"How big of a disaster is this, on a scale of 9 to 10?" —Joan Callamezzo
Folks, I'm at the end of my rope with the animals. I really don't have the perspective right now to discern if this is how they always are and it just bothers me more, or if they're acting up because they sense the upcoming changes, but either way I'm over it.
Bonnie and Zoe "cuddling" on our bed their Playhouse of Horrors.
Cody and Bonnie have yet to make friends with the new dogs in our new backyard-neighbor's house, even though they've lived there for over two months. Every time all the dogs are out in the two yards simultaneously, they meet at the fence for a quick run-through of The Dogpocalypse. It's to the point that Bonnie frequently begs to go outside just so she can stand on the porch and bark in their general direction.
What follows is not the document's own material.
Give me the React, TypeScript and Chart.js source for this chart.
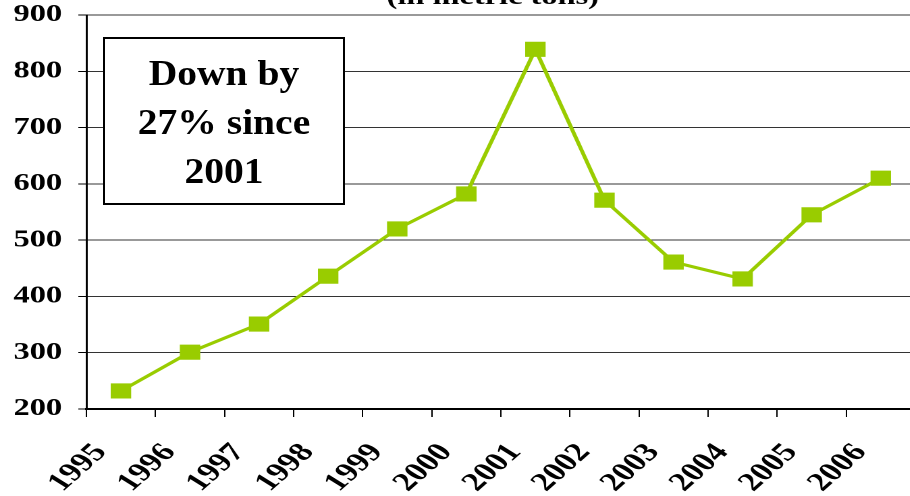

Cody persists in his belief that he's just a human who poops outside and therefore can't stand to be in our enormous, beautiful, fenced yard in this glorious weather for more than four minutes at a time. After that, he comes to the back door and pounds on it—that's not an exaggeration—while whining until I let him back in. And he's been sassing me. The other day, while I repeatedly warned him not to, he looked me in the eyes and knocked two throw pillows off the couch so he could get up and pretend to lick his paw when what he really wanted to do was lick the couch itself. He knows how I feel about the throw pillows.
Nighttime, though, is a repeated battle that I never win. At this stage in pregnancy, getting and staying comfortable can be a challenge. But the animals add a level of awfulness that have me on the brink of throwing everybody out of the house altogether.
Cody's favorite wee hours activity alternates between licking himself loudly and long, literally waking me up to a disgusting squelching sound—if it were on a noise machine, would be called Gurgling Swamp—and pacing the room and the hall, occasionally looking out the window to growl at the dust particles he's disturbed when nosing through the blinds.
Once Bonnie hears Cody doing anything, she's up, because her Indefatigable Enthusiasm for Life won't let her stay in bed if there's a swamp to explore or a dust bunny to chastise. Her most annoying quality, though, is nighttime licking. One night last week I woke up because my foot was on a wet patch: She had licked "her paw" so much that an eight-inch Circle of Dampness had penetrated the quilt and both layers of our sheets. When I yelled at her then shoved her over to Noah's side of the bed, she proceeded to do the same thing over there.
Taking a much-needed nap since they spend so many hours keeping me awake during the night.
The cat might be the worst offender because not only is she a nuisance herself, she's also an instigator. The dogs can't relax when she's haughtily flaunting her antics, and haughtily flaunting her antics is her favorite activity of day or night. The greatest trick she performs, though, is barfing from high places, such as sitting on our linens trunk and horking over the side onto the floor at 2 a.m. Last night's performance was especially classic, since she vommed onto a pillow Noah had tossed on the floor. Then when we throw her out and close the bedroom door, within two hours she stands outside and mewls into what I think is a megaphone she keeps handy for just that purpose until Noah either lets her back in our room or (my personal preference) throws her outside and comes back to bed.
Zoe the cat has been on a Three Strikes You're Out policy (with a two-strike handicap) for some time now. If she appears to be considering a jump into the bathroom sink (where she sometimes enjoys a good pee)? Strike three, she's outside. If she begins meowing loudly or acting like she forgets where her food bowl is? Strike three, she's outside. I'm thinking of considering dusk as a strike three, because although she has no power over the revolutions of the Earth and Sun in the cosmos, she certainly takes advantage of them.
I think it's time to apply the Two-Strike-Handicapped Three Strikes You're Out policy with the dogs. I simply must get more sleep. They would have a pin turned in their noses, as my Irish kin would say, but I don't care. They can sleep in the living room or the office until further notice. And I may even get them an early Christmas present: citronella anti-bark collars. Because nothing says shut the heck up like a spray of lemon scent to the face.